Richard Sorge (October 4, 1895 - October 9, 1944) was a German journalist and a spy for Soviet Union in Japan before and during World War Two.

Richard Sorge was born in Adjikent[?], Baku, Russia. He was one of the nine children of the German mining engineer Wilhelm Sorge and his Russian wife Nina. His family moved to Germany when he was three. His uncle had been a secretary for Karl Marx.

In October 1914 Sorge volunteered to service in the World War One. He joined a student battalion of the 3rd Guards, Field Artillery. During his service in the Western Front he was severely wounded in March 1916 when shrapnel broke his both legs, causing him a lifelong limp. He was promoted to corporal, received an Iron Cross and a discharge.

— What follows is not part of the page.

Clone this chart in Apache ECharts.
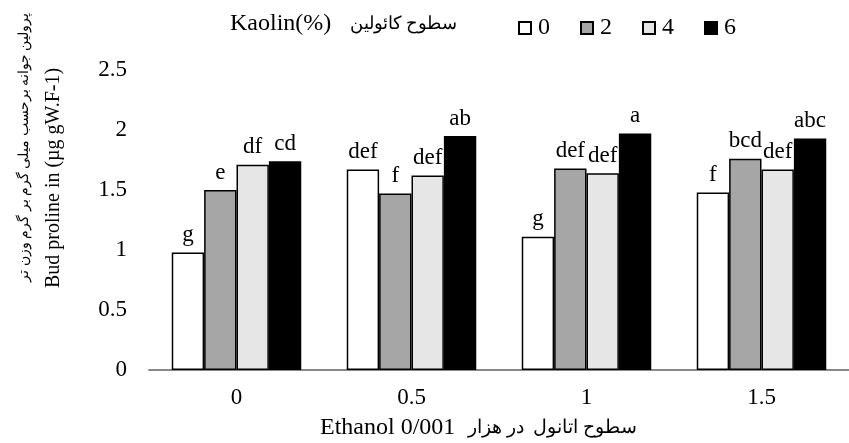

During his convalescence he read Marx and adopted communist ideology. He spent the rest of the war studying economics in universities of Berlin, Kiel and Hamburg. In 1920 he graduated with a Ph.D. in political science. He also joined the KPD[?], the German communist party. His political views, however, got him fired from both a teaching job and coal mining work. He fled to Moscow where he became a junior agent for Comintern.

1921 Sorge returned to Germany, married Christiane Gerlach and moved to Solingen, in North Rhine-Westphalia[?]. In 1922 the Communists relocated him to Frankfurt where he gathered intelligence about business community. After an attempted communist coup in October 1923 he continued his work as a journalist.

In 1924 he moved to Moscow where he officially joined the International Liaison Department of Comintern, OMS[?], also a OGPU intelligence gathering body. Apparently his dedication to duty lead to a divorce. In 1928 he was transferred to GRU duties and 1930 sent to Shanghai to gather intelligence and foment revolution. Officially he worked as the editor of German news service and for the Frankfurter Zeitung[?]. There he met Ozaki Hozumi, a Japanese journalist working for Asahi Shimbun[?]. In January 1932 Sorge reported on fighting between Chinese and Japanese troops in the streets of Shanghai. In December he was recalled to Moscow.

Sorge was decorated and remarried. In 1933 he was sent to Berlin with the code name "Ramsey", to reform contacts in Germany so he could pass for a German journalist in Japan. He arrived to Yokohama on September 6, 1933.

1933-1934 Sorge built a network to collect intelligence for NKVD in Japan. His agents had contacts with senior politicians and through that, to information of Japan's foreign policy. He also recontacted Ozaki Hozumi who developed a close contact with the prime minister Fumimaro Konoye. Ozaki copied secret documents for Sorge.

Officially Sorge joined the Nazi party and worked with the local embassy and ambassador Eugen Ott[?] as an agent for Abwehr. He used the embassy for double-checking his information. Stress also increased his drinking.

Sorge supplied Soviets with information about Anti-Comintern Pact[?], the German-Japanese Pact[?] and warning of Pearl Harbor attack. 1941 Sorge informed them of Hitler's intentions to launch Operation Barbarossa. Moscow answered with thanks but little was done.

Before the battle for Moscow, Sorge transmitted information that Japan was not going to attack Soviet Union in the East. This information allowed Zhukov to redeploy Siberian troops for the defense of Moscow.

Japanese secret service had already intercepted many of his messages and begun to close in. Ozaki was arrested in October 14 and interrogated. Sorge was arrested in October 18 in Tokyo. Sorge was not exchanged for Japanese prisoners of war, although reason for that is unclear. He was incarcerated in Sugamo[?] Prison.

Both Ozaki and Sorge were hanged on October 9 1944. The Soviet Union did not acknowledge Sorge until 1964.